The proposed marriage made so much sense for both parties. Texas had the largest athletic budget in the nation at the time, with 163 million dollars at their disposal. They also had one of, if not the best recruitment hot beds in the country. Saban would get the financial stability he wanted and have the best resources available to assemble a team that would have championship aspirations for years to come. The face of college football would have completely turned upside down. Texas probably would have become a national powerhouse once again and competed for championships every year after Saban was able to establish himself. The Big 12 might have became the new SEC. Schools would have adjusted to the new found success of Texas and rivalries would have been renewed. Maybe more of the player talent pool would have resided in the conference instead of the SEC. Maybe top notch and up and coming coaches would have flocked to the schools encompassed by the Big 12 in order to compete at the highest level of college football. The facts of the matter are the conference hasn’t won a national championship since 2005. The SEC has won 7 in that same time span. With people beating the drum to have two SEC teams in the current playoff format, I can only wonder if the same would be said for the Big 12 if it was seen as the toughest conference. The Big 12 could have seen an influx in revenue immediately. The hiring of Saban could have completely altered the scenery of college football as currently constructed.
Football wise the University of Alabama has been far superior to UT. Since 2009 Alabama has produced 41 NFL draft picks, including 16 first rounders.
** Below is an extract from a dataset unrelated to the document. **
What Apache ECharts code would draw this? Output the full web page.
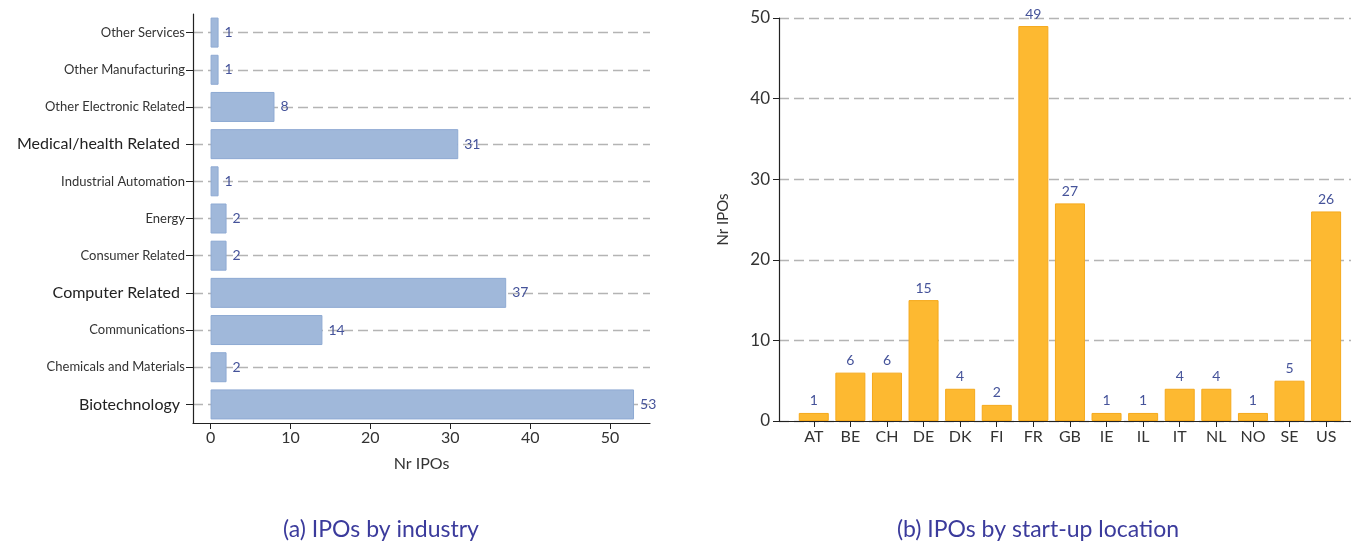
<!DOCTYPE html>
<html>
<head>
<meta charset="utf-8">
<script src="https://cdn.jsdelivr.net/npm/echarts@6/dist/echarts.min.js"></script>
<style>
  html, body { margin: 0; padding: 0; background: #fff; }
  #main { width: 1351px; height: 543px; }
</style>
</head>
<body>
<div id="main"></div>
<script>
// (a) industries, listed bottom to top as the category axis draws them
var industries = ['Biotechnology', 'Chemicals and Materials', 'Communications', 'Computer Related',
    'Consumer Related', 'Energy', 'Industrial Automation', 'Medical/health Related',
    'Other Electronic Related', 'Other Manufacturing', 'Other Services'];
var industryIpos = [53, 2, 14, 37, 2, 2, 1, 31, 8, 1, 1];
var bigIndustryLabels = ['Biotechnology', 'Computer Related', 'Medical/health Related'];
var industryTicks = [0, 10, 20, 30, 40, 50];

// (b) start-up locations
var countries = ['AT', 'BE', 'CH', 'DE', 'DK', 'FI', 'FR', 'GB', 'IE', 'IL', 'IT', 'NL', 'NO', 'SE', 'US'];
var countryIpos = [1, 6, 6, 15, 4, 2, 49, 27, 1, 1, 4, 4, 1, 5, 26];

var FONT = 'Lato, "Open Sans", sans-serif';
var labelBlue = '#45539a';
var axisStroke = { color: '#222', width: 1.2 };
var dashStyle = { color: '#b4b4b4', width: 1.3, type: [10, 5] };

var chart = echarts.init(document.getElementById('main'));

// a few industry names are printed larger in the original
var yData = industries.map(function (name) {
    var big = bigIndustryLabels.indexOf(name) >= 0;
    return {
        value: name,
        textStyle: big ? { fontSize: 16, color: '#222', padding: [0, 5, 0, 0] } : { fontSize: 13, color: '#333' }
    };
});
var countryIdx = countries.map(function (c, i) { return i; });

var option = {
    animation: false,
    textStyle: { fontFamily: FONT },
    grid: [
        { left: 193, top: 14, width: 457, height: 409 },
        { left: 779, top: 18, width: 572, height: 403 }
    ],
    xAxis: [{
        gridIndex: 0,
        type: 'value',
        min: -2.2,
        max: 55,
        name: 'Nr IPOs',
        nameLocation: 'middle',
        nameGap: 33,
        nameTextStyle: { fontSize: 16, color: '#333' },
        axisLine: { show: true, onZero: false, lineStyle: axisStroke },
        axisTick: { show: true, length: 6, customValues: industryTicks, lineStyle: { color: '#222' } },
        axisLabel: { customValues: industryTicks, fontSize: 16, color: '#333', margin: 7 },
        splitLine: { show: false }
    }, {
        gridIndex: 1,
        type: 'value',
        min: -0.95,
        max: 14.68,
        axisLine: { show: true, onZero: false, lineStyle: axisStroke },
        axisTick: { show: true, length: 6, customValues: countryIdx, lineStyle: { color: '#222' } },
        axisLabel: {
            customValues: countryIdx,
            formatter: function (v) { return countries[Math.round(v)] || ''; },
            fontSize: 16, color: '#333', margin: 8
        },
        splitLine: { show: false }
    }],
    yAxis: [{
        gridIndex: 0,
        type: 'category',
        data: yData,
        axisLine: { show: true, onZero: false, lineStyle: axisStroke },
        axisTick: { show: true, alignWithLabel: true, length: 7, lineStyle: { color: '#222' } },
        axisLabel: { margin: 8 },
        splitLine: { show: true, alignWithLabel: true, lineStyle: dashStyle }
    }, {
        gridIndex: 1,
        type: 'value',
        min: 0,
        max: 50,
        interval: 10,
        name: 'Nr IPOs',
        nameLocation: 'middle',
        nameRotate: 90,
        nameGap: 48,
        nameTextStyle: { fontSize: 15, color: '#333' },
        axisLine: { show: true, onZero: false, lineStyle: axisStroke },
        axisTick: { show: true, length: 6, lineStyle: { color: '#222' } },
        axisLabel: { fontSize: 17, color: '#333', margin: 9 },
        splitLine: { show: true, lineStyle: dashStyle }
    }],
    series: [{
        type: 'bar',
        xAxisIndex: 0,
        yAxisIndex: 0,
        data: industryIpos,
        barWidth: 30,
        itemStyle: { color: '#a0b8da', borderColor: '#8eaad3', borderWidth: 1 },
        label: { show: true, position: 'right', distance: 6, color: labelBlue, fontSize: 14 }
    }, {
        type: 'bar',
        xAxisIndex: 1,
        yAxisIndex: 1,
        data: countryIpos.map(function (v, i) { return [i, v]; }),
        barWidth: 30,
        itemStyle: { color: '#fdb931', borderColor: '#f5a91c', borderWidth: 1 },
        label: {
            show: true, position: 'top', distance: 5, color: labelBlue, fontSize: 14,
            formatter: function (p) { return p.value[1]; }
        }
    }],
    graphic: [{
        type: 'text', x: 381, y: 530,
        style: { text: '(a) IPOs by industry', fill: '#3b3b9c', font: '23px ' + FONT, align: 'center', verticalAlign: 'middle' }
    }, {
        type: 'text', x: 1038, y: 530,
        style: { text: '(b) IPOs by start-up location', fill: '#3b3b9c', font: '23px ' + FONT, align: 'center', verticalAlign: 'middle' }
    }]
};

chart.setOption(option);
</script>
</body>
</html>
They have also amassed 17 consensus All-Americans compared to Texas’s 5 in that same time span. Texas has only had 43 victories, while Alabama has accumulated 72. Lastly, Alabama has the most important statistic in all the land. They have won three national championships, beating Texas in 2009, to Texas’s big fat zero. Texas hasn’t even been close to sniffing a title contention since they were defeated by Alabama in ’09.
As we know, the move was much ado about nothing. Saban eventually signed a contract extension on December 13, 2013 with Alabama that pays him 6.9 million dollars a year through Jan 31, 2022. Ironically, Brown resigned from Texas the very next day. It was a pipe dream landing Saban for Texas, but one that could have changed the landscape of college football and the Big 12 as we know it.